One of the biggest mysteries in physics is not just what the universe is made of—but why it looks smooth at all. If you zoom in far enough, physics tells us reality becomes chaotic and unstable. At the smallest scales, quantum effects dominate. At the largest scales, the structure of the universe itself takes over. But in between, there is a surprisingly calm region where space behaves like a smooth, stable stage on which everything unfolds.

The question is: why does that “calm zone” exist—and why at that particular size?

In the VERSF framework, this smoothness only appears above a certain threshold—roughly the width of a human hair. Below that scale, space is too unstable to behave like the continuous geometry we’re familiar with. Above it, structure becomes robust enough to persist. But until now, there hasn’t been a clear explanation for why that threshold sits where it does.

This new paper proposes a simple but powerful answer:
the size of that threshold is limited by the speed of light.

To understand this, it helps to think in terms of coordination. Any stable structure—whether it’s a crystal, a cell, or spacetime itself—needs its different parts to stay in sync. Information has to move across it to maintain its internal consistency. But in our universe, there’s a hard limit to how fast information can travel: the speed of light.

So here’s the key idea:

👉 A region of space can only remain stable if signals can move across it fast enough to keep it “coordinated.”

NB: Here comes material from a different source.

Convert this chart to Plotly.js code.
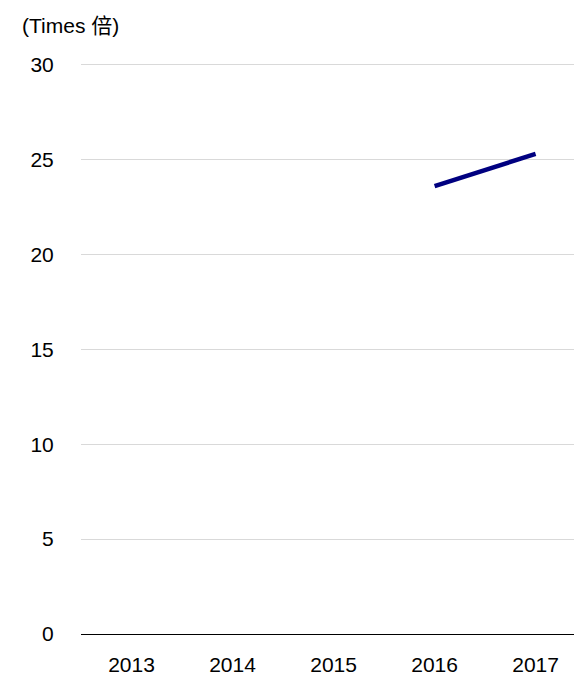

If the region is too large, information can’t travel across it quickly enough. Parts of it fall out of sync, and the structure breaks down. If it’s too small, it’s overwhelmed by quantum instability. That means there is a sweet spot—a size where structure is both stable and can be maintained by signals moving at the speed of light.

That sweet spot is what the paper calls the Causal–Coherence Compatibility condition.

What’s remarkable is that when you work this out mathematically, that causality-based limit lands at exactly the same scale predicted by a completely different argument—one based on balancing small-scale and large-scale instabilities. Two independent lines of reasoning converge on the same answer.

That convergence is the real insight.

It suggests that the size at which spacetime becomes smooth is not an accident. It’s not something we just happen to observe. It’s the only scale where the universe can both form structure and keep it coherent within the limits of causality.

And this doesn’t just stop at geometry. The same scale also determines the energy of empty space—the so-called cosmological constant, often associated with dark energy. In this picture, dark energy isn’t a mysterious add-on to the equations. It’s a reflection of the same balance: the maximum amount of stable structure the universe can support without breaking its own causal rules.

In other words, the smoothness of space, the speed of light, and the energy of the vacuum may all be different faces of the same underlying constraint.

That’s what this paper is really about—not adding a new ingredient to physics, but uncovering a deeper rule that ties several of its most puzzling features together.